REQUIREMENTS
Say how many lines hold the string "this", and nothing more.

INFORMATION PROVIDED
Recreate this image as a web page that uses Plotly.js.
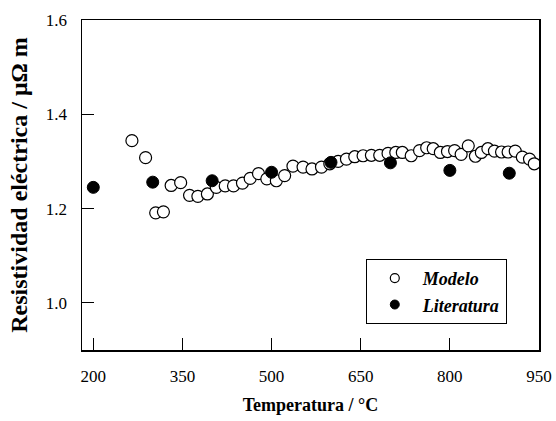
<!DOCTYPE html>
<html>
<head>
<meta charset="utf-8">
<script src="https://cdn.plot.ly/plotly-3.0.1.min.js"></script>
<style>html,body{margin:0;padding:0;background:#fff;}#chart{width:556px;height:421px;}</style>
</head>
<body>
<div id="chart"></div>
<script>
// Modelo (open circles)
const modeloT = [265, 288, 305, 318, 331, 347, 362, 376, 392, 407, 422, 436, 451, 464, 478, 492, 508, 522, 536, 553, 568, 584, 598, 612, 626, 640, 654, 668, 682, 696, 709, 720, 735, 749, 761, 772, 784, 796, 808, 819, 831, 843, 853, 864, 875, 887, 898, 910, 922, 934, 942];
const modeloR = [1.344, 1.308, 1.191, 1.193, 1.249, 1.255, 1.228, 1.226, 1.231, 1.245, 1.248, 1.248, 1.254, 1.264, 1.274, 1.263, 1.259, 1.270, 1.290, 1.288, 1.284, 1.288, 1.295, 1.300, 1.305, 1.310, 1.312, 1.313, 1.313, 1.317, 1.319, 1.319, 1.312, 1.323, 1.329, 1.327, 1.319, 1.321, 1.323, 1.315, 1.333, 1.311, 1.319, 1.327, 1.322, 1.320, 1.320, 1.322, 1.309, 1.305, 1.295];
// Literatura (filled circles)
const literaturaT = [200, 300, 400, 500, 600, 700, 800, 900];
const literaturaR = [1.245, 1.256, 1.259, 1.277, 1.298, 1.297, 1.281, 1.275];
const xTicks = [200, 350, 500, 650, 800, 950];
const yTicks = [1.0, 1.2, 1.4, 1.6];
const yTickText = ['1.0', '1.2', '1.4', '1.6'];
const seriesNames = ['Modelo', 'Literatura'];

const serif = 'Liberation Serif';

const openMarker = {symbol: 'circle', color: '#ffffff', line: {color: '#000000', width: 1.2}};
const fullMarker = {symbol: 'circle', color: '#000000', line: {color: '#000000', width: 1}};

const traces = [
  {
    x: modeloT, y: modeloR, name: seriesNames[0], type: 'scatter', mode: 'markers', showlegend: false,
    marker: Object.assign({size: 12}, openMarker)
  },
  {
    x: literaturaT, y: literaturaR, name: seriesNames[1], type: 'scatter', mode: 'markers', showlegend: false,
    marker: Object.assign({size: 12}, fullMarker)
  },
  // legend entries (smaller symbols as in the original legend)
  {
    x: [null], y: [null], name: seriesNames[0], type: 'scatter', mode: 'markers', showlegend: true,
    marker: Object.assign({size: 9}, openMarker)
  },
  {
    x: [null], y: [null], name: seriesNames[1], type: 'scatter', mode: 'markers', showlegend: true,
    marker: Object.assign({size: 9}, fullMarker)
  }
];

const layout = {
  width: 556, height: 421,
  margin: {l: 82, r: 17, t: 20, b: 71},
  paper_bgcolor: '#ffffff', plot_bgcolor: '#ffffff',
  font: {family: serif, color: '#000000', size: 17},
  showlegend: true,
  legend: {
    x: 0.621, y: 0.276, xanchor: 'left', yanchor: 'top',
    bordercolor: '#000000', borderwidth: 1, bgcolor: '#ffffff',
    font: {family: serif, size: 18, style: 'italic', weight: 'bold'},
    itemwidth: 46, tracegroupgap: 0
  },
  xaxis: {
    range: [181, 950], tickvals: xTicks, ticks: 'inside', ticklen: 12, tickwidth: 1.2,
    tickcolor: '#000000', showline: true, linecolor: '#000000', linewidth: 1.5, mirror: true,
    showgrid: false, zeroline: false, ticklabelstandoff: 10,
    tickfont: {family: serif, size: 17},
    title: {text: 'Temperatura / °C', font: {family: serif, size: 18, weight: 'bold'}, standoff: 13}
  },
  yaxis: {
    range: [0.9, 1.6], tickvals: yTicks, ticktext: yTickText, ticks: 'inside', ticklen: 12, tickwidth: 1.2,
    tickcolor: '#000000', showline: true, linecolor: '#000000', linewidth: 1.5, mirror: true,
    showgrid: false, zeroline: false, ticklabelstandoff: 10,
    tickfont: {family: serif, size: 17},
    title: {text: 'Resistividad eléctrica / μΩ m', font: {family: serif, size: 24, weight: 'bold'}, standoff: 11}
  }
};

Plotly.newPlot('chart', traces, layout, {displayModeBar: false, staticPlot: true});
</script>
</body>
</html>
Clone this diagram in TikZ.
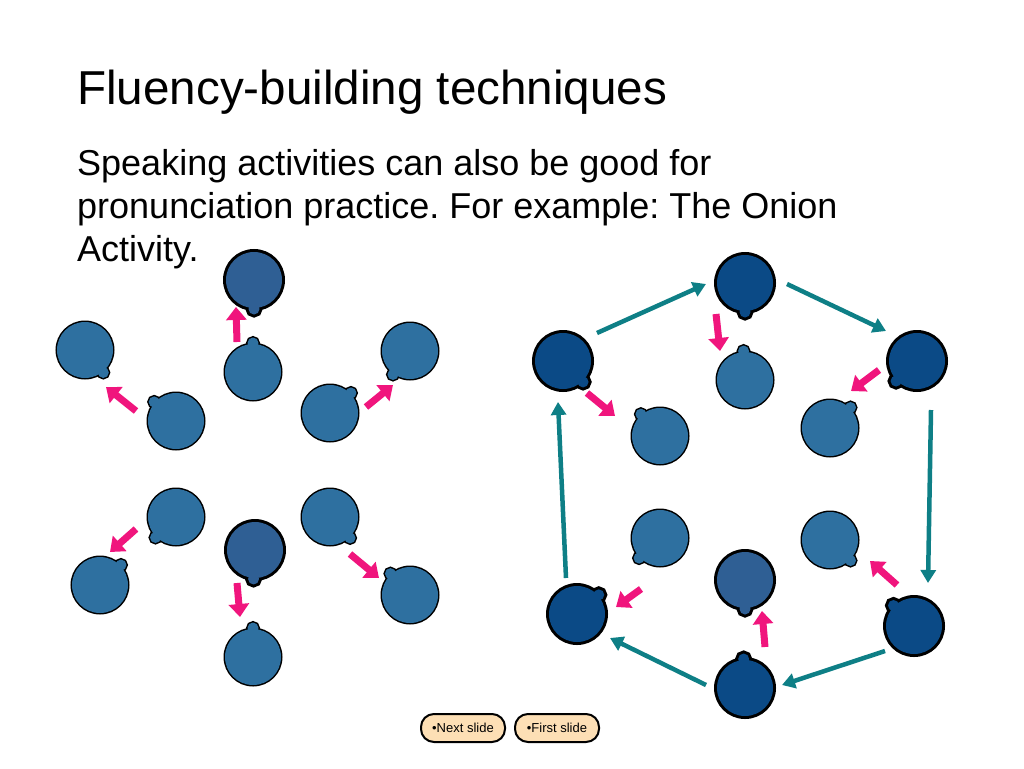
\documentclass[tikz,border=0pt]{standalone}
\usepackage{fontspec}
\setmainfont{Liberation Sans}
\frenchspacing
\begin{document}
\begin{tikzpicture}[x=1pt,y=-1pt,
 pk/.style={-{Triangle[length=13pt,width=20pt]},line width=7pt,draw={rgb,255:red,240;green,21;blue,125}},
 tl/.style={-{Triangle[length=13pt,width=15pt]},line width=4.5pt,draw={rgb,255:red,14;green,127;blue,134}},
 btn/.style={draw,line width=2pt,rounded corners=13pt,fill={rgb,255:red,253;green,223;blue,181},minimum width=84pt,minimum height=28pt,inner sep=2pt,font=\fontsize{13}{14}\selectfont}]
\usetikzlibrary{arrows.meta,calc}
\definecolor{hA}{RGB}{46,112,160}
\definecolor{hB}{RGB}{47,95,148}
\definecolor{hC}{RGB}{11,74,134}
\useasboundingbox (0,0) rectangle (1024,768);
\newcommand\hd[6]{%
 \path (#1,#2) coordinate (c) -- (#3,#4) coordinate (n);
 \coordinate (m) at ($(c)!29pt!(n)$);
 \draw[line width=#6] (c) circle (28) (m) circle (5.5);
 \fill[#5] (c) circle (28) (m) circle (5.5);}
\node[anchor=base west,font=\fontsize{47.6}{47.6}\selectfont,inner sep=0] (t) at (77,104) {Fluency-building techniques};
\node[anchor=base west,align=left,font=\fontsize{36}{43}\selectfont,inner sep=0] (b) at (77,261) {Speaking activities can also be good for\\pronunciation practice. For example: The Onion\\Activity.};
% left group
\hd{254}{280}{254}{320}{hB}{6pt}
\hd{253}{372}{253}{330}{hA}{3pt}
\hd{85}{350}{107}{377}{hA}{3pt}
\hd{176}{421}{152}{400}{hA}{3pt}
\hd{330}{413}{353}{391}{hA}{3pt}
\hd{410}{351}{389}{380}{hA}{3pt}
\hd{176}{517}{154}{539}{hA}{3pt}
\hd{100}{585}{122}{564}{hA}{3pt}
\hd{255}{550}{253}{590}{hB}{6pt}
\hd{330}{517}{353}{541}{hA}{3pt}
\hd{410}{595}{389}{572}{hA}{3pt}
\hd{253}{657}{253}{615}{hA}{3pt}
\draw[pk] (237,342) -- (236,307);
\draw[pk] (136,411) -- (106,387);
\draw[pk] (366,407) -- (393,385);
\draw[pk] (136,529) -- (110,552);
\draw[pk] (237,583) -- (240,617);
\draw[pk] (350,554) -- (379,578);
% right group
\hd{745}{283}{745}{325}{hC}{6pt}
\hd{563}{361}{586}{385}{hC}{6pt}
\hd{917}{361}{893}{384}{hC}{6pt}
\hd{577}{614}{602}{592}{hC}{6pt}
\hd{914}{626}{892}{604}{hC}{6pt}
\hd{745}{688}{743}{645}{hC}{6pt}
\hd{745}{380}{743}{340}{hA}{3pt}
\hd{660}{436}{639}{412}{hA}{3pt}
\hd{830}{428}{853}{405}{hA}{3pt}
\hd{660}{538}{636}{561}{hA}{3pt}
\hd{830}{540}{853}{563}{hA}{3pt}
\hd{745}{580}{745}{620}{hB}{6pt}
\draw[pk] (716,314) -- (720,351);
\draw[pk] (587,393) -- (615,416);
\draw[pk] (879,370) -- (851,391);
\draw[pk] (641,589) -- (616,607);
\draw[pk] (897,585) -- (870,561);
\draw[pk] (765,647) -- (762,611);
\draw[tl] (597,333) -- (706,284);
\draw[tl] (787,284) -- (886,331);
\draw[tl] (931,410) -- (928,583);
\draw[tl] (885,651) -- (782,685);
\draw[tl] (706,685) -- (610,638);
\draw[tl] (566,578) -- (558,402);
\node[btn] (nx) at (463,728) {•Next slide};
\node[btn] (fs) at (557,728) {•First slide};
\end{tikzpicture}
\end{document}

EXERCISE ANSWER
2